Private Equity Incentive Pay Stronger for Execs

In both private equity and venture capital compensation, disparity remains a key trend when looking at average salaries by position level. While much of this difference is due to the increased responsibility, time commitment and required experienced level of higher level positions, structural differences in compensation also are a contributing factor. This is not a new trend in private equity nor the financial industry as a whole, as the top few individuals do tend to reap the majority of the rewards of a successful operation.

We also found the range of salaries is greatest in the higher levels of an organization. At the analyst level, the vast majority of individuals are paid within a 10 percent range of the average salary. This climbs at the associate level to a 28 percent range. Ultimately at the Managing Partner level, the range approaches 100 percent, with a great number of positive outliers.
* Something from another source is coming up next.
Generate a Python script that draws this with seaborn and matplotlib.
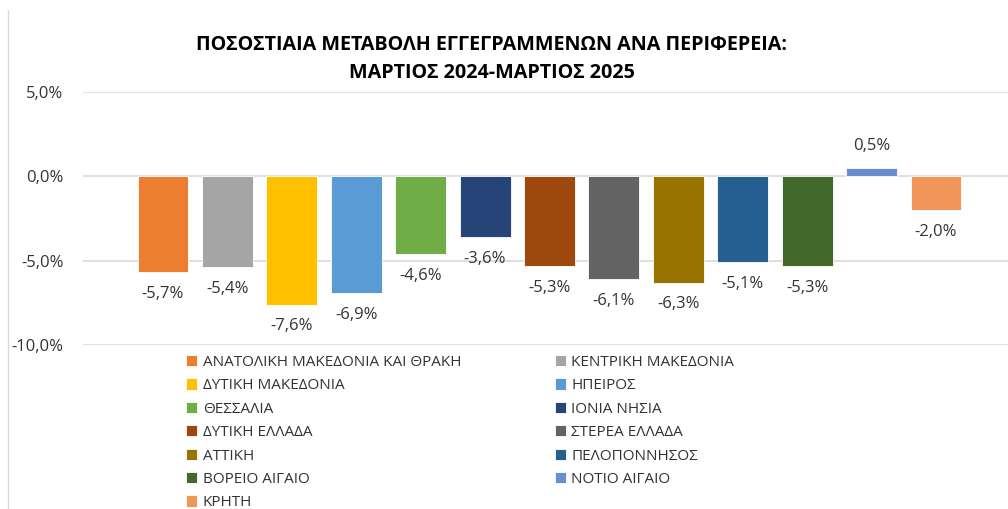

Risk Based Compensation Higher amongst Firm Executives

The division between base compensation and bonuses is very clear between the upper and lower levels of a private equity or venture capital firm. At the analyst level, approximately a quarter of total compensation comes from risk based paid (bonuses). This climbs to nearly half of total compensation at the upper levels, from Managing Partners to Principals. In highly successful firms, those at the upper levels of the organization would see an overwhelming majority of their compensation coming from incentive pay.


Ability to Influence Firm Results Rests at the Top

The existence of more risk based pay for those at the higher levels of an organization should not be surprising. This is certainly not a trend unique to the private equity and venture capital industries, but rather exists across the board. The reality is that top executives generally have more ability to influence the results of the organization, whether through setting sound investment and portfolio management practices or through business development activities.

In the early stages of fund development, these executives generally have sacrificed a great deal of compensation, leaving high paying positions as experienced industry professionals for uncertain outcomes in small startup funds. Accordingly, higher compensation once the firm enjoys success remains an important incentive for those moving to upstart firms.

While it’s true that most analysts and associates don’t enjoy large scale payouts like firm executives, junior members of an firm that do have a substantial impact on firm results are also generally well compensated for their efforts, or even see promotion.